During the maintenance of haploid inducing germplasm, a certain percentage of "self-induced" offspring can be observed, showing that haploids in the genetic background of inducer are possible, and that they are able to germinate and grow into haploid plants. Thus DH technology could be applied in inducer development, provided a system for haploid detection is available. We exploited the interaction between the two transcription factors R1 and C1, that regulate the anthocyanin pathway. The C1-I allele effectively suppresses anthocyanin production in the seed, even in the presence of R1-nj.
In haploid inducer seed, the expression of R1-nj will be suppressed in the crown, due to the presence of the C1-I allele, whereas the embryo will show the typical dark coloring.
We applied DH technology in inducer development in our effort to develop a high oil haploid inducer as well as in a graduate student project with the goal to apply GWAS in inducer development.

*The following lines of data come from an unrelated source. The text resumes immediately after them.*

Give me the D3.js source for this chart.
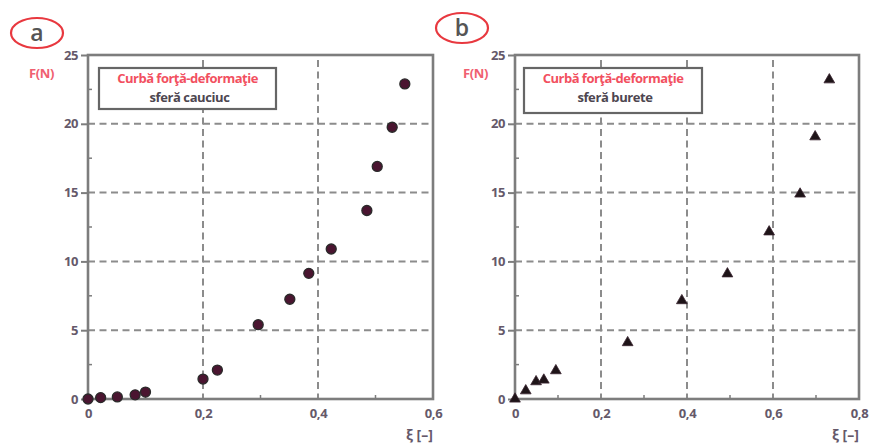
<!DOCTYPE html>
<html>
<head>
<meta charset="utf-8">
<script src="https://cdn.jsdelivr.net/npm/d3@7"></script>
<style>
  body { margin: 0; background: #fff; }
  text { font-family: "Open Sans", sans-serif; }
</style>
</head>
<body>
<svg width="873" height="445"></svg>
<script>
// panel a - rubber sphere
const xiA = [0, 0.022, 0.051, 0.082, 0.1, 0.2, 0.225, 0.296, 0.351, 0.384, 0.423, 0.485, 0.503, 0.529, 0.551];
const fA  = [0, 0.1, 0.15, 0.3, 0.5, 1.45, 2.1, 5.4, 7.25, 9.13, 10.9, 13.7, 16.9, 19.75, 22.9];
// panel b - sponge sphere
const xiB = [0, 0.025, 0.049, 0.067, 0.095, 0.262, 0.388, 0.494, 0.591, 0.663, 0.698, 0.731];
const fB  = [0, 0.6, 1.26, 1.38, 2.06, 4.1, 7.15, 9.1, 12.15, 14.9, 19.06, 23.2];

const yTicks = [0, 5, 10, 15, 20, 25];
const yMinor = [2.5, 7.5, 12.5, 17.5, 22.5];
const xTicksA = [0, 0.2, 0.4, 0.6];
const xMinorA = [0.1, 0.3, 0.5];
const xTicksB = [0, 0.2, 0.4, 0.6, 0.8];
const xMinorB = [0.1, 0.3, 0.5, 0.7];

const svg = d3.select("svg");
const gridCol = "#8c8c8c";
const axisCol = "#7d7d7d";
const labelCol = "#65596a";
const fmt = d => d === 0 ? "0" : d3.format(".1f")(d).replace(".", ",");

function panel(o) {
  const x = d3.scaleLinear().domain([0, o.xMax]).range([o.left, o.right]);
  const y = d3.scaleLinear().domain([0, 25]).range([o.bottom, o.top]);
  const g = svg.append("g");

  // gridlines
  g.append("g").selectAll("line").data(yTicks.slice(1, -1)).join("line")
    .attr("x1", o.left).attr("x2", o.right)
    .attr("y1", d => y(d)).attr("y2", d => y(d))
    .attr("stroke", gridCol).attr("stroke-width", 2).attr("stroke-dasharray", "7,4.5");
  g.append("g").selectAll("line").data(o.xTicks.slice(1, -1)).join("line")
    .attr("x1", d => x(d)).attr("x2", d => x(d))
    .attr("y1", o.top + 5).attr("y2", o.bottom)
    .attr("stroke", gridCol).attr("stroke-width", 2).attr("stroke-dasharray", "7,4.5");

  // axes
  const yAxis = g.append("g").attr("transform", `translate(${o.left},0)`)
    .call(d3.axisLeft(y).tickValues(yTicks).tickSize(7).tickPadding(3).tickFormat(d => d));
  const xAxis = g.append("g").attr("transform", `translate(0,${o.bottom})`)
    .call(d3.axisBottom(x).tickValues(o.xTicks).tickSize(0).tickPadding(10).tickFormat(fmt));
  [yAxis, xAxis].forEach(a => {
    a.select(".domain").remove();
    a.selectAll("line").attr("stroke", axisCol).attr("stroke-width", 2);
    a.selectAll("text").attr("fill", labelCol).attr("font-size", 13).attr("font-weight", 700)
      .attr("letter-spacing", -0.4);
  });

  // minor ticks
  g.append("g").selectAll("line").data(yMinor).join("line")
    .attr("x1", o.left).attr("x2", o.left + 4)
    .attr("y1", d => y(d)).attr("y2", d => y(d))
    .attr("stroke", axisCol).attr("stroke-width", 1.5);
  g.append("g").selectAll("line").data(o.xMinor).join("line")
    .attr("x1", d => x(d)).attr("x2", d => x(d))
    .attr("y1", o.bottom).attr("y2", o.bottom - 4)
    .attr("stroke", axisCol).attr("stroke-width", 1.5);

  // frame
  g.append("rect")
    .attr("x", o.left).attr("y", o.top)
    .attr("width", o.right - o.left).attr("height", o.bottom - o.top)
    .attr("fill", "none").attr("stroke", axisCol).attr("stroke-width", 2.6);

  // legend box
  const lg = g.append("g");
  lg.append("rect").attr("x", o.lx).attr("y", 68).attr("width", o.lw).attr("height", o.lh)
    .attr("fill", "#fff").attr("stroke", "#666").attr("stroke-width", 2.2);
  lg.append("text").attr("x", o.lx + o.lw / 2).attr("y", 83).attr("text-anchor", "middle")
    .attr("fill", "#f2505f").attr("font-size", 13).attr("font-weight", 700)
    .attr("letter-spacing", -0.5)
    .text("Curbă forţă-deformaţie");
  lg.append("text").attr("x", o.lx + o.lw / 2 + 2).attr("y", 102).attr("text-anchor", "middle")
    .attr("fill", "#4d4650").attr("font-size", 13).attr("font-weight", 700)
    .attr("letter-spacing", -0.4)
    .text(o.sub);

  // markers
  const pts = o.xs.map((v, i) => [v, o.fs[i]]);
  if (o.shape === "circle") {
    g.append("g").selectAll("circle").data(pts).join("circle")
      .attr("cx", d => x(d[0])).attr("cy", d => y(d[1])).attr("r", 5)
      .attr("fill", "#4a1530").attr("stroke", "#2a2a2a").attr("stroke-width", 1.3);
  } else {
    const tri = d3.symbol().type(d3.symbolTriangle).size(50);
    g.append("g").selectAll("path").data(pts).join("path")
      .attr("transform", d => `translate(${x(d[0])},${y(d[1])})`)
      .attr("d", tri).attr("fill", "#1e1418").attr("stroke", "#3a2430").attr("stroke-width", 0.8);
  }

  // axis titles
  g.append("text").attr("x", o.fx).attr("y", 78).attr("fill", "#f06070")
    .attr("font-size", 13).attr("font-weight", 700).attr("letter-spacing", -0.4).text("F(N)");
  g.append("text").attr("x", o.right - 27).attr("y", 440).attr("fill", labelCol)
    .attr("font-size", 14).attr("font-weight", 700).text("ξ [–]");

  // circled panel letter
  g.append("ellipse").attr("cx", o.cx).attr("cy", o.cy).attr("rx", 26).attr("ry", 15)
    .attr("fill", "none").attr("stroke", "#e8383f").attr("stroke-width", 2.2);
  g.append("text").attr("x", o.cx).attr("y", o.cy + 8).attr("text-anchor", "middle")
    .attr("fill", "#555").attr("font-size", 23).attr("font-weight", 600).text(o.letter);
}

panel({ left: 88, right: 433, top: 55, bottom: 399, xMax: 0.6,
  xTicks: xTicksA, xMinor: xMinorA, xs: xiA, fs: fA, shape: "circle",
  lx: 99, lw: 177, lh: 41, sub: "sferă cauciuc", fx: 29, cx: 37, cy: 33, letter: "a" });
panel({ left: 515, right: 859, top: 55, bottom: 399, xMax: 0.8,
  xTicks: xTicksB, xMinor: xMinorB, xs: xiB, fs: fB, shape: "triangle",
  lx: 524, lw: 178, lh: 45, sub: "sferă burete", fx: 463, cx: 462, cy: 28, letter: "b" });
</script>
</body>
</html>
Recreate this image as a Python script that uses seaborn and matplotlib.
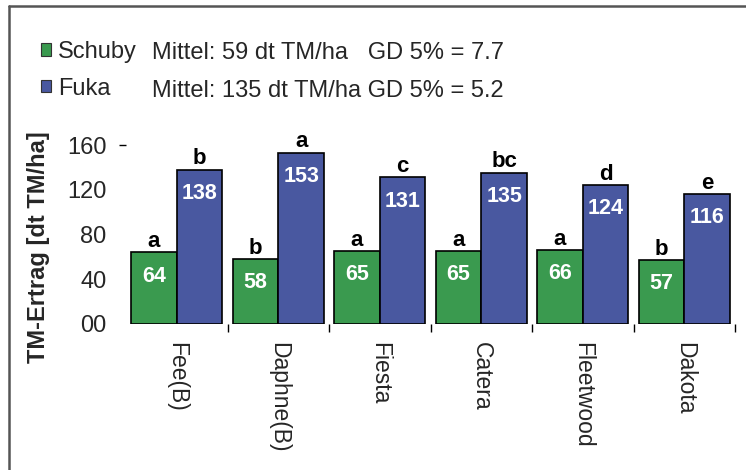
import numpy as np
import pandas as pd
import matplotlib
matplotlib.use("Agg")
import matplotlib.pyplot as plt
import matplotlib.patches as mpatches
from matplotlib.lines import Line2D
import seaborn as sns

# data
sorten = ["Fee(B)", "Daphne(B)", "Fiesta", "Catera", "Fleetwood", "Dakota"]
schuby = [64, 58, 65, 65, 66, 57]
fuka = [138, 153, 131, 135, 124, 116]
schuby_letters = ["a", "b", "a", "a", "a", "b"]
fuka_letters = ["b", "a", "c", "bc", "d", "e"]
standorte = ["Schuby", "Fuka"]
stats = ["Mittel: 59 dt TM/ha   GD 5% = 7.7", "Mittel: 135 dt TM/ha GD 5% = 5.2"]
yticks = [0, 40, 80, 120, 160]
ytick_labels = ["00", "40", "80", "120", "160"]

GREEN = "#3a9a4f"
BLUE = "#4958a0"

sns.set_theme(style="white")
plt.rcParams["font.family"] = ["Liberation Sans", "DejaVu Sans"]

df = pd.DataFrame({
    "Sorte": sorten * 2,
    "Standort": [standorte[0]] * len(sorten) + [standorte[1]] * len(sorten),
    "Ertrag": schuby + fuka,
})

fig = plt.figure(figsize=(7.46, 4.70), dpi=100)
ax = fig.add_axes([126 / 746, 1 - 324 / 470, 609 / 746, 179 / 470])

sns.barplot(data=df, x="Sorte", y="Ertrag", hue="Standort", order=sorten,
            hue_order=standorte, palette=[GREEN, BLUE], width=0.9,
            edgecolor="black", linewidth=1.2, saturation=1, ax=ax)

ax.set_ylim(0, 160)
ax.set_xlim(-0.5, len(sorten) - 0.5)
for s in ax.spines.values():
    s.set_visible(False)

# y axis (only the 160 position carries a small tick mark)
ax.yaxis.remove_overlapping_locs = False
ax.set_yticks(yticks)
ax.set_yticklabels(ytick_labels, fontsize=17)
ax.set_yticks([160], minor=True)
ax.tick_params(axis="y", which="major", length=0, pad=14)
ax.tick_params(axis="y", which="minor", length=5, width=1, color="black",
               direction="out", left=True)
ax.set_ylabel("TM-Ertrag [dt TM/ha]", fontsize=17, fontweight="bold")
ax.yaxis.set_label_coords(-0.124, 0.43)

# x axis
ax.set_xticks(range(len(sorten)))
ax.set_xticklabels(sorten, rotation=-90, fontsize=16.5, va="top", ha="center")
ax.set_xticks(np.arange(len(sorten)) + 0.5, minor=True)
ax.tick_params(axis="x", which="major", length=0, pad=13)
ax.tick_params(axis="x", which="minor", length=6, width=1, color="black",
               direction="out", bottom=True)
ax.set_xlabel("")

# labels on and above the bars
for cont, vals, letters in zip(ax.containers, [schuby, fuka],
                               [schuby_letters, fuka_letters]):
    for bar, v, l in zip(cont, vals, letters):
        x = bar.get_x() + bar.get_width() / 2
        ax.annotate(str(v), (x, v), xytext=(0, -17), textcoords="offset points",
                    ha="center", va="center", color="white",
                    fontsize=15.5, fontweight="bold")
        ax.annotate(l, (x, v), xytext=(0, 4), textcoords="offset points",
                    ha="center", va="baseline", color="black",
                    fontsize=16, fontweight="bold", annotation_clip=False)

# legend
handles = [mpatches.Patch(facecolor=c, edgecolor="#333333", linewidth=0.8)
           for c in [GREEN, BLUE]]
ax.legend(handles, standorte, loc="upper left",
          bbox_to_anchor=(41 / 746, 1 - 41 / 470), bbox_transform=fig.transFigure,
          frameon=False, fontsize=17, handlelength=0.42, handleheight=0.42,
          handletextpad=0.3, labelspacing=0.62, borderaxespad=0, borderpad=0)
for i, txt in enumerate(stats):
    fig.text(152 / 746, 1 - (53 + 38 * i) / 470, txt, fontsize=17,
             ha="left", va="center")

# outer frame of the figure panel (runs off the right and bottom edge)
fx, fy = 9 / 746, 1 - 6 / 470
fig.add_artist(Line2D([fx, fx], [0, fy], transform=fig.transFigure,
                      color="#555555", linewidth=1.8))
fig.add_artist(Line2D([fx, 1], [fy, fy], transform=fig.transFigure,
                      color="#555555", linewidth=1.8))

plt.savefig("out.png", dpi=100)
plt.close()
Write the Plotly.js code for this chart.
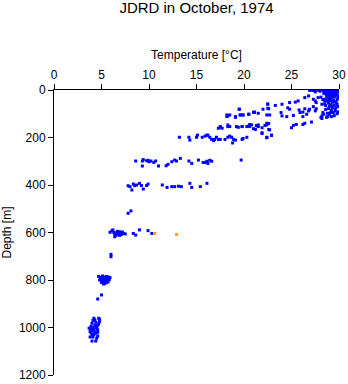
<!DOCTYPE html>
<html>
<head>
<meta charset="utf-8">
<script src="https://cdn.plot.ly/plotly-3.0.1.min.js"></script>
<style>html,body{margin:0;padding:0;background:#fff;}#chart{width:348px;height:384px;}</style>
</head>
<body>
<div id="chart"></div>
<script>
// Blue CTD points: temperature [°C] and depth [m], in matching order
const tempBlue = [
  // surface mixed layer (dense cluster)
  28.3,28.6,28.9,29.2,29.5,29.8,29.9,29.6,29.3,29.0,28.7,28.4,28.8,29.1,29.4,29.7,29.9,29.5,29.2,28.9,28.6,28.3,29.0,29.4,29.8,29.6,29.3,28.9,28.5,29.1,29.5,29.8,29.7,29.3,28.9,28.6,29.2,29.6,29.9,29.4,28.8,28.4,29.0,29.5,29.2,28.7,28.2,29.8,29.9,28.1,
  27.0,27.3,27.8,27.5,28.0,
  28.5,28.8,29.1,29.4,29.7,28.6,28.9,29.2,29.5,29.8,28.7,29.0,29.3,29.6,29.9,28.5,28.8,29.1,29.4,29.7,28.6,29.0,29.3,29.6,29.1,
  // upper thermocline
  21.1,22.0,22.5,22.6,23.3,24.0,23.9,24.0,24.6,24.8,24.8,25.4,25.7,25.2,24.5,25.8,25.9,26.2,26.4,26.2,26.6,26.8,26.9,27.3,27.5,27.6,26.4,26.8,26.9,27.5,27.3,27.5,27.6,27.8,28.2,28.2,28.3,28.5,28.7,28.8,28.1,
  20.6,21.0,21.3,21.9,22.2,22.4,22.6,21.9,22.4,22.9,25.0,25.2,25.5,26.2,26.4,27.1,
  19.5,22.5,22.5,21.0,21.5,22.4,22.7,
  18.2,18.5,19.1,19.6,19.9,20.5,
  17.5,18.3,19.2,19.8,20.6,21.5,21.9,22.4,22.6,22.7,22.4,22.9,
  // ~200 m
  13.2,14.2,14.3,15.0,15.1,15.6,15.9,16.1,16.2,16.4,16.6,16.8,16.9,17.1,17.3,17.5,18.0,18.3,18.5,18.7,18.9,18.8,19.1,19.8,19.9,20.3,
  17.3,17.5,17.7,18.3,18.5,19.4,19.8,20.3,20.5,20.8,21.2,21.5,
  18.2,18.3,19.1,19.6,19.9,20.5,21.1,19.5,
  // ~300 m
  8.6,9.3,9.4,9.75,9.9,10.0,10.2,10.5,10.7,11.0,9.3,11.8,12.0,12.4,12.7,12.9,13.3,14.2,14.5,15.2,15.7,15.9,16.1,16.2,16.4,16.6,19.7,
  // ~400 m
  7.8,8.0,8.2,8.35,8.5,8.7,9.0,9.2,9.4,9.75,9.9,11.4,11.9,12.4,12.7,13.1,13.4,14.3,14.5,15.4,16.1,
  // ~500 m
  7.8,8.1,
  // ~600 m
  5.9,6.2,6.4,6.6,6.8,6.9,7.1,7.3,7.5,6.4,6.5,6.7,7.0,8.35,8.6,9.0,9.9,10.3,6.1,6.3,6.6,6.9,7.2,
  // ~700 m
  6.0,6.0,
  // ~800 m
  4.7,4.9,5.1,5.3,5.5,5.7,5.9,4.8,5.0,5.2,5.4,5.6,5.8,5.0,5.3,5.5,5.7,5.2,
  4.9,5.1,5.4,5.6,5.8,5.0,5.3,5.5,5.2,5.7,
  5.0,4.6,
  // ~1000 m
  4.2,4.7,4.0,4.4,4.8,3.7,4.1,4.5,4.7,3.8,4.1,4.4,4.6,4.0,4.4,3.9,4.3,4.6,4.2,3.9,4.5,4.8,
  4.1,4.3,4.6,3.9,4.2,4.5,4.0,4.3,4.6,4.1,3.8,4.4
];
const depthBlue = [
  2,3,2,1,2,3,8,10,9,11,12,14,20,22,18,20,25,30,32,35,38,40,42,44,40,50,52,55,58,62,65,60,72,75,78,82,85,88,92,95,98,102,105,108,112,115,120,100,70,30,
  1,2,1,8,5,
  6,5,7,5,6,16,15,14,13,15,26,27,25,24,33,46,47,45,48,52,66,68,67,80,95,
  93,81,60,79,65,60,95,109,75,81,53,51,46,107,112,84,95,93,79,112,102,88,81,70,88,79,32,25,1,0,39,46,53,32,60,109,95,11,4,112,116,
  145,163,150,159,149,140,166,180,201,191,159,149,145,145,140,135,
  81,77,59,94,98,105,105,
  105,105,112,105,105,102,
  154,154,154,154,154,154,183,147,141,168,199,190,
  199,199,211,199,190,199,194,190,190,199,208,213,208,199,208,208,208,199,194,199,208,223,211,208,204,199,
  161,157,161,147,154,157,154,154,152,147,166,147,
  112,109,115,105,105,102,94,81,
  299,299,293,298,296,302,299,305,299,320,320,319,313,302,295,299,288,299,309,295,305,305,300,309,296,300,295,
  403,407,421,396,403,400,393,402,417,402,396,400,410,407,407,405,407,393,410,407,393,
  519,509,
  599,589,608,600,604,597,608,604,606,618,612,595,600,604,611,589,592,604,593,600,608,612,598,
  692,702,
  785,790,783,788,785,787,790,800,798,802,800,805,798,810,815,812,808,817,
  793,795,792,795,796,805,806,805,809,800,
  863,880,
  961,961,982,978,975,1003,1000,998,985,1017,1014,1024,1036,1057,1057,995,990,1010,1030,1022,1045,965,
  970,968,990,1008,1008,1003,1030,1018,1020,1040,1040,1000
];
// Orange points
const tempOrange = [10.6, 12.9];
const depthOrange = [604, 608];

const xTicks = [0, 5, 10, 15, 20, 25, 30];
const yTicks = [0, 200, 400, 600, 800, 1000, 1200];

const FONT = 'Liberation Sans, Arial, Helvetica, sans-serif';

const traces = [
  {x: tempBlue, y: depthBlue, type: 'scatter', mode: 'markers',
   marker: {symbol: 'square', size: 3, color: '#0000ff', line: {width: 0}}, hoverinfo: 'x+y'},
  {x: tempOrange, y: depthOrange, type: 'scatter', mode: 'markers',
   marker: {symbol: 'square', size: 3, color: '#ffa500', line: {width: 0}}, hoverinfo: 'x+y'}
];

const layout = {
  width: 348, height: 384,
  margin: {l: 54, r: 9, t: 90, b: 9, pad: 0},
  paper_bgcolor: '#ffffff', plot_bgcolor: '#ffffff',
  showlegend: false,
  font: {family: FONT, size: 12, color: '#000'},
  title: {text: 'JDRD in October, 1974', font: {family: FONT, size: 15, color: '#000'},
          xref: 'paper', x: 0.5, xanchor: 'center', yref: 'container', y: 0.979, yanchor: 'middle'},
  xaxis: {
    side: 'top', range: [0, 30], tickvals: xTicks, ticktext: xTicks.map(String),
    ticks: 'outside', ticklen: 5, tickwidth: 1, tickcolor: '#000',
    showline: true, linecolor: '#000', linewidth: 1,
    showgrid: false, zeroline: false, automargin: false,
    tickfont: {family: FONT, size: 12, color: '#000'},
    title: {text: 'Temperature [°C]', font: {family: FONT, size: 12, color: '#000'}, standoff: 6}
  },
  yaxis: {
    range: [1200, 0], tickvals: yTicks, ticktext: yTicks.map(String),
    ticks: 'outside', ticklen: 5, tickwidth: 1, tickcolor: '#000',
    showline: true, linecolor: '#000', linewidth: 1,
    showgrid: false, zeroline: false, automargin: false,
    tickfont: {family: FONT, size: 12, color: '#000'},
    title: {text: 'Depth [m]', font: {family: FONT, size: 12, color: '#000'}, standoff: 6}
  }
};

Plotly.newPlot('chart', traces, layout, {displayModeBar: false, staticPlot: true});
</script>
</body>
</html>
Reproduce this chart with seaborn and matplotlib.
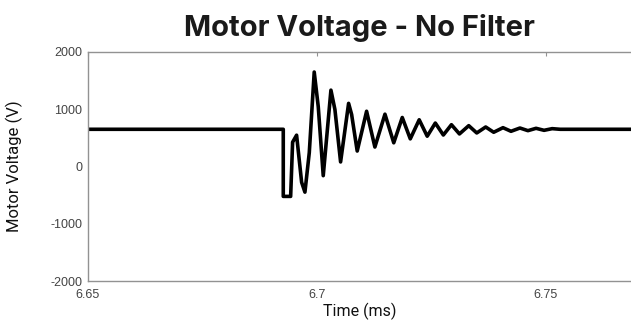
import matplotlib
matplotlib.use("Agg")
import matplotlib.pyplot as plt
import seaborn as sns
import pandas as pd

# Time (ms) and voltage (V)
time_ms = [6.650, 6.69265, 6.69265, 6.69426, 6.69469, 6.69556, 6.69666, 6.69738,
           6.69833, 6.69941, 6.70029, 6.70138, 6.70306, 6.70393, 6.70517, 6.70692,
           6.70758, 6.70880, 6.71085, 6.71266, 6.71486, 6.71678, 6.71864, 6.72039,
           6.72234, 6.72409, 6.72586, 6.72761, 6.72938, 6.73113, 6.73316, 6.73491,
           6.73686, 6.73861, 6.74064, 6.74239, 6.74434, 6.74609, 6.74786, 6.74961,
           6.75138, 6.75313, 6.7690]
voltage_v = [650, 650, -522, -522, 425, 547, -276, -448,
             241, 1650, 1046, -160, 1334, 995, 80, 1103,
             908, 270, 965, 340, 914, 414, 856, 483,
             816, 529, 759, 550, 730, 569, 713, 586,
             690, 598, 678, 615, 672, 626, 667, 632,
             661, 650, 650]

x_ticks = [6.65, 6.70, 6.75]
x_tick_labels = ["6.65", "6.7", "6.75"]
y_ticks = [-2000, -1000, 0, 1000, 2000]
y_tick_labels = ["-2000", "-1000", "0", "1000", "2000"]

df = pd.DataFrame({"time": time_ms, "voltage": voltage_v})

sns.set_style("white")
fig = plt.figure(figsize=(6.31, 3.22), dpi=100)
ax = fig.add_axes([88 / 631, 1 - 281 / 322, 1 - 88 / 631, (281 - 52) / 322])

sns.lineplot(data=df, x="time", y="voltage", ax=ax, color="black",
             linewidth=2.6, estimator=None, sort=False)

ax.set_xlim(6.65, 6.7686)
ax.set_ylim(-2000, 2000)
ax.set_xticks(x_ticks)
ax.set_xticklabels(x_tick_labels)
ax.set_yticks(y_ticks)
ax.set_yticklabels(y_tick_labels)

for s in ["left", "top", "bottom"]:
    ax.spines[s].set_color("#929292")
    ax.spines[s].set_linewidth(1.0)
ax.spines["right"].set_visible(False)

ax.tick_params(direction="in", length=3, width=0.8, color="#929292",
               top=True, labelsize=9, labelcolor="#444444")
ax.tick_params(axis="x", pad=6)
ax.tick_params(axis="y", pad=4)
for lab in ax.get_xticklabels() + ax.get_yticklabels():
    lab.set_family("Liberation Sans")

ax.set_xlabel("Time (ms)", family="Roboto", fontsize=11.5, color="#111111", labelpad=1)
ax.set_ylabel("Motor Voltage (V)", family="Roboto", fontsize=12, color="#111111", labelpad=20)

fig.text((88 + 631) / 2 / 631, 1 - 36 / 322, "Motor Voltage - No Filter",
         family="Inter", fontweight="bold", fontsize=21, color="#1a1a1a",
         ha="center", va="baseline")

fig.savefig("out.png", dpi=100, facecolor="white")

The C1-I haploid inducer (ISURF# 05202) is a useful tool to speed up and streamline inducer development. The induction rate obtained in a B73 background fixed for R1-nj is between 12-14% - this rate might be lower in haploid inducer backgrounds. If the haploid inducer background contains the red root marker Pl1, the distinction between haploid and hybrid seed is not as clear due to additional coloring in the kernel, which is not suppressed by C1-I, but still doable with reasonable false positive rates. The C1-I haploid inducer germplasm is available for licensing upon request.